AbstractUsing the accelerometer measurements on board CHAMP during the severe geomagnetic storm of November 20‐21, 2003, a study is made on the global distribution of the storm‐time changes in thermospheric total mass density at about 400 km height. The mutual relations of the storm‐time changes with the global integrated Joule heating power produced by large convective electric field, as well as with the ring current index of SYM‐H have also been investigated. It is found that the total mass density increased greatly during the November 2003 super‐storm, showing dramatic deviation from that predicted by NRLMSISE‐00 model. The density increases exhibit strong day‐night asymmetry, with larger augment and more complicated pattern versus latitude on the dayside. It shows a double peak‐like distribution at low‐mid latitudes with two prominent peaks at the equator and 45°S latitude respectively, while one of the strongest local maximum of the density enhancement occurs in the polar region.
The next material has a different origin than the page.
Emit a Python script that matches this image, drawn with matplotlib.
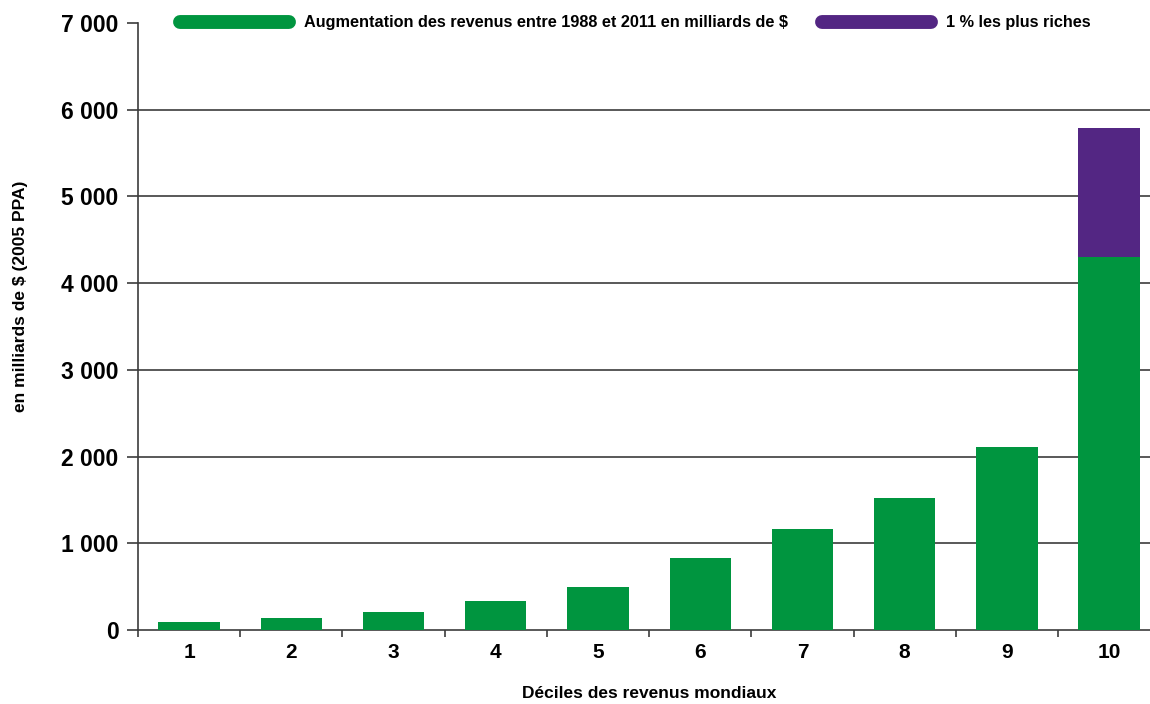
import matplotlib
matplotlib.use("Agg")
import matplotlib.pyplot as plt
from matplotlib.lines import Line2D
from matplotlib.ticker import FuncFormatter, FixedLocator

plt.rcParams['font.family'] = ['Liberation Sans', 'DejaVu Sans']

# Données (milliards de $, PPA 2005)
deciles = ['1', '2', '3', '4', '5', '6', '7', '8', '9', '10']
hausse_revenus = [88, 134, 207, 331, 500, 830, 1168, 1522, 2108, 4299]
top_1pct = [0, 0, 0, 0, 0, 0, 0, 0, 0, 1494]

vert = '#00953f'
violet = '#532683'
gris = '#3c3c3c'

fig = plt.figure(figsize=(11.5, 7.04), dpi=100)
ax = fig.add_axes([138 / 1150, 1 - 630 / 704, 1 - 138 / 1150, (630 - 23) / 704])

x = list(range(len(deciles)))
ax.bar(x, hausse_revenus, width=0.6, color=vert, zorder=3)
ax.bar(x, top_1pct, width=0.6, bottom=hausse_revenus, color=violet, zorder=3)

ax.yaxis.set_major_locator(FixedLocator(range(0, 7001, 1000)))
ax.yaxis.set_major_formatter(FuncFormatter(lambda v, p: f"{int(v):,}".replace(",", " ")))
for y in range(1000, 7000, 1000):
    ax.axhline(y, color=gris, lw=1.2, zorder=1)

# ticks aux limites des catégories, étiquettes au centre
ax.set_xticks([i - 0.5 for i in range(len(deciles) + 1)])
ax.set_xticklabels([])
ax.set_xticks(x, minor=True)
ax.set_xticklabels(deciles, minor=True)
ax.tick_params(axis='x', which='minor', length=0, pad=9, labelsize=15)
ax.tick_params(axis='x', which='major', length=5, width=1.2, color=gris, direction='out')
ax.tick_params(axis='y', length=8, width=1.2, color=gris, pad=6, labelsize=16.5)
for lab in ax.get_xticklabels(minor=True) + ax.get_yticklabels():
    lab.set_fontweight('bold')

# limites après set_xticks (qui les élargit sinon)
ax.set_ylim(0, 7000)
ax.set_xlim(-0.5, 9.4)

for s in ['top', 'right']:
    ax.spines[s].set_visible(False)
ax.spines['left'].set_color(gris)
ax.spines['left'].set_linewidth(1.2)
ax.spines['bottom'].set_color(gris)
ax.spines['bottom'].set_linewidth(1.2)

fig.text(21 / 1150, 1 - 296 / 704, 'en milliards de $ (2005 PPA)', rotation=90,
         ha='center', va='center', fontsize=12.5, fontweight='bold')
fig.text(649 / 1150, 1 - 693 / 704, 'Déciles des revenus mondiaux',
         ha='center', va='center', fontsize=12.5, fontweight='bold')

handles = [
    Line2D([0], [0], color=vert, lw=10, solid_capstyle='round'),
    Line2D([0], [0], color=violet, lw=10, solid_capstyle='round'),
]
leg = ax.legend(handles, ['Augmentation des revenus entre 1988 et 2011 en milliards de $',
                          '1 % les plus riches'],
                ncol=2, frameon=False, handlelength=6.7, handletextpad=0.9,
                columnspacing=2.15, loc='center left',
                bbox_to_anchor=(180 / 1150, 1 - 23 / 704), bbox_transform=fig.transFigure,
                borderaxespad=0, borderpad=0,
                prop={'weight': 'bold', 'size': 11.7})

fig.savefig('out.png', dpi=100)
On the other hand, the density changes on the night‐side are somewhat hemispheric symmetrical in comparison with that on the dayside and the augment is stronger at lower latitudes. Elaborate cross‐correlation analyses reveal that the changes of the total mass density lag behind the Joule heating by 3~7 hours and behind the ring current index (SYM‐H) by 0~3 hours. The high correlation coefficients indicate that the mass density changes during the magnetic storm largely depend on both the polar Joule heating and the low‐latitude processes associated with the equatorial ring current.